M. Yves Daudigny . - Mon département, l'Aisne, est celui qui a subi le plus de dommages durant la Première Guerre mondiale. Je salue donc le discours du Président de la République du 7 novembre dernier ainsi que les initiatives prises par le Gouvernement pour la commémoration de ce centenaire. Un excellent partenariat s'est instauré entre le GIP et les territoires. Son processus de labellisation lui permet d'apporter un soutien moral et surtout financier aux initiatives portées par les collectivités.

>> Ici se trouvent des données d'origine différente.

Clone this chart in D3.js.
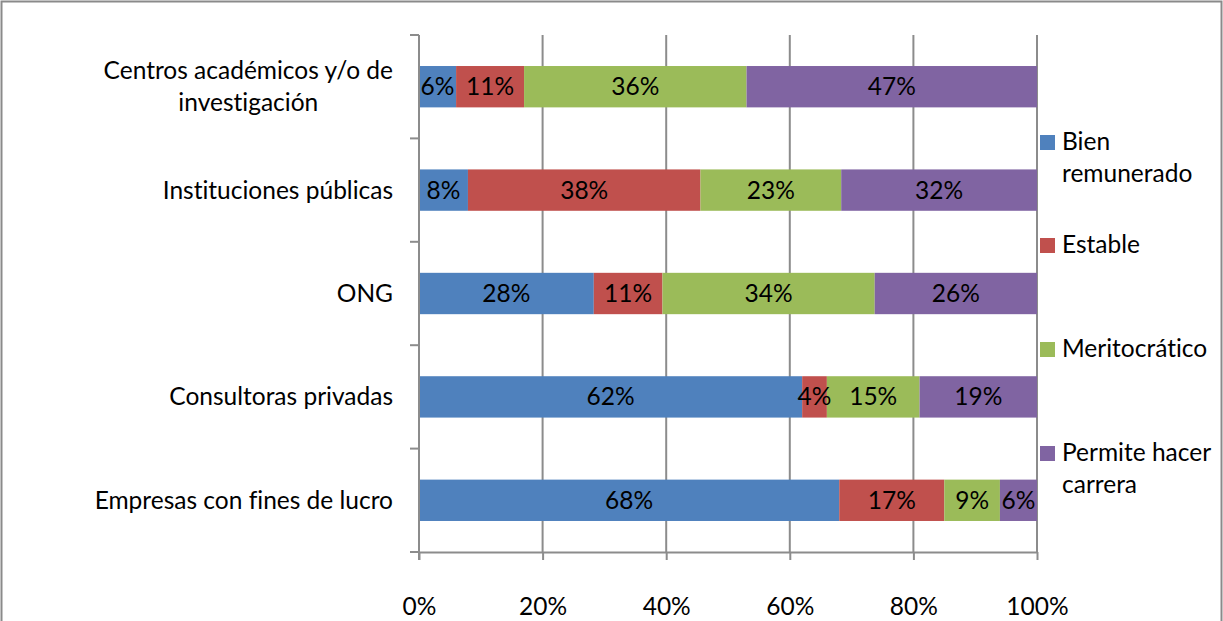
<!DOCTYPE html>
<html>
<head>
<meta charset="utf-8">
<script src="https://cdn.jsdelivr.net/npm/d3@7"></script>
<style>
  html, body { margin: 0; padding: 0; background: #fff; }
  svg { display: block; }
  text { font-family: Lato, "Open Sans", sans-serif; fill: #000; font-variant-ligatures: none; }
</style>
</head>
<body>
<svg id="chart" width="1223" height="621"></svg>
<script>
// Categories (top to bottom) and the share of each attribute, in percent
const categories = [
  ["Centros académicos y/o de", "investigación"],
  ["Instituciones públicas"],
  ["ONG"],
  ["Consultoras privadas"],
  ["Empresas con fines de lucro"]
];
const seriesNames = [["Bien", "remunerado"], ["Estable"], ["Meritocrático"], ["Permite hacer", "carrera"]];
const seriesColors = ["#4F81BD", "#C0504D", "#9BBB59", "#8064A2"];
const bienRemunerado   = [6, 8, 28, 62, 68];
const estable          = [11, 38, 11, 4, 17];
const meritocratico    = [36, 23, 34, 15, 9];
const permiteCarrera   = [47, 32, 26, 19, 6];
const xTicks = [0, 0.2, 0.4, 0.6, 0.8, 1];

const series = [bienRemunerado, estable, meritocratico, permiteCarrera];
const FONT = 24.5;

const svg = d3.select("#chart");

// outer frame
svg.append("rect")
  .attr("x", 1.5).attr("y", 1.5)
  .attr("width", 1220).attr("height", 660)
  .attr("fill", "none").attr("stroke", "#8a8a8a").attr("stroke-width", 2);

const plot = { left: 419, right: 1037, top: 35, bottom: 552 };

const x = d3.scaleLinear().domain([0, 1]).range([plot.left, plot.right]);
const y = d3.scaleBand()
  .domain(d3.range(categories.length))
  .range([plot.top, plot.bottom])
  .paddingInner(0.6).paddingOuter(0.3);
const band = d3.scaleBand().domain(d3.range(categories.length)).range([plot.top, plot.bottom]);

// rows normalised so each bar spans 100%
const rows = categories.map((c, i) => {
  const vals = series.map(s => s[i]);
  const total = d3.sum(vals);
  let acc = 0;
  return vals.map((v, k) => {
    const seg = { row: i, k, v, x0: acc / total, x1: (acc + v) / total };
    acc += v;
    return seg;
  });
});

// vertical gridlines
svg.append("g")
  .selectAll("line")
  .data(xTicks.slice(1))
  .join("line")
  .attr("x1", d => x(d)).attr("x2", d => x(d))
  .attr("y1", plot.top).attr("y2", plot.bottom)
  .attr("stroke", "#8c8c8c").attr("stroke-width", 2);

// bars
const segs = rows.flat();
svg.append("g")
  .selectAll("rect")
  .data(segs)
  .join("rect")
  .attr("x", d => x(d.x0))
  .attr("width", d => x(d.x1) - x(d.x0))
  .attr("y", d => y(d.row))
  .attr("height", y.bandwidth())
  .attr("fill", d => seriesColors[d.k]);

// value labels
svg.append("g")
  .selectAll("text")
  .data(segs)
  .join("text")
  .attr("x", d => (x(d.x0) + x(d.x1)) / 2)
  .attr("y", d => y(d.row) + y.bandwidth() / 2 + 8.5)
  .attr("text-anchor", "middle")
  .attr("font-size", FONT)
  .text(d => d.v + "%");

// y axis line with category tick marks
svg.append("line")
  .attr("x1", plot.left).attr("x2", plot.left)
  .attr("y1", plot.top).attr("y2", plot.bottom + 8)
  .attr("stroke", "#8c8c8c").attr("stroke-width", 2);
svg.append("g")
  .selectAll("line")
  .data(d3.range(categories.length + 1))
  .join("line")
  .attr("x1", plot.left - 9).attr("x2", plot.left)
  .attr("y1", i => i < categories.length ? band(i) : plot.bottom)
  .attr("y2", i => i < categories.length ? band(i) : plot.bottom)
  .attr("stroke", "#8c8c8c").attr("stroke-width", 2);

// category labels: wrapped lines centred on each other, block right-aligned
const catG = svg.append("g");
categories.forEach((lines, i) => {
  const cy = band(i) + band.bandwidth() / 2;
  const lh = 32;
  const first = lines.length === 1 ? cy + 8.5 : cy - 8;
  const t = catG.append("text")
    .attr("font-size", FONT)
    .attr("text-anchor", "middle");
  lines.forEach((ln, j) => t.append("tspan").attr("x", 0).attr("y", first + j * lh).text(ln));
  const w = t.node().getBBox().width;
  t.selectAll("tspan").attr("x", 393 - w / 2);
});

// x axis
const xAxis = d3.axisBottom(x).tickValues(xTicks).tickFormat(d3.format(".0%")).tickSize(8).tickSizeOuter(0);
const gx = svg.append("g").attr("transform", `translate(0,${plot.bottom})`).call(xAxis);
gx.select(".domain").attr("stroke", "#8c8c8c").attr("stroke-width", 2);
gx.selectAll(".tick line").attr("stroke", "#8c8c8c").attr("stroke-width", 2);
gx.selectAll(".tick text")
  .attr("font-family", "Lato, sans-serif")
  .attr("font-size", FONT)
  .attr("fill", "#000")
  .attr("y", 63).attr("dy", 0);

// legend
const legendY = [150, 253, 357, 461];
const lg = svg.append("g");
seriesNames.forEach((lines, k) => {
  lg.append("rect")
    .attr("x", 1040).attr("y", legendY[k] - 15)
    .attr("width", 15).attr("height", 15)
    .attr("fill", seriesColors[k]);
  const t = lg.append("text").attr("font-size", FONT);
  lines.forEach((ln, j) => t.append("tspan").attr("x", 1062).attr("y", legendY[k] + j * 32).text(ln));
});
</script>
</body>
</html>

Je me félicite qu'un large consensus se soit formé autour de cet anniversaire.

Mme Annie David, présidente . - Je m'associe aux propos d'Yves Daudigny concernant les commémorations, bien que mon département ait été plus marqué par la Seconde Guerre mondiale. Il s'agit d'un moment de mémoire et de recueillement dont la portée dépasse largement nos frontières. J'ai ainsi été étonnée de découvrir récemment l'importance, pour les Australiens et les Néo-zélandais, du centenaire de la Première Guerre mondiale et de leur implication dans ce conflit.

Mme Gisèle Printz, rapporteure pour avis . - Pour répondre à Catherine Deroche, la JDC a un coût de 93 millions d'euros par an. Si certains peuvent être nostalgiques du service militaire, le retour en arrière est impossible. La JDC permet de rappeler aux jeunes qu'ils font partie d'un ensemble et de leur faire découvrir les autres, les confronter aux différences. C'est en cela un outil de lutte contre le racisme. Elle est également un moment apprécié de découverte de nos armées.

La revalorisation de l'ADCS est bien évidemment une mesure très importante. Par ailleurs, tous les départements qui ont connu la guerre partagent un point commun : l'attachement aux commémorations et au devoir de mémoire.

La commission émet un avis favorable à l'adoption des crédits de la mission « Anciens combattants, mémoire et liens avec la Nation ».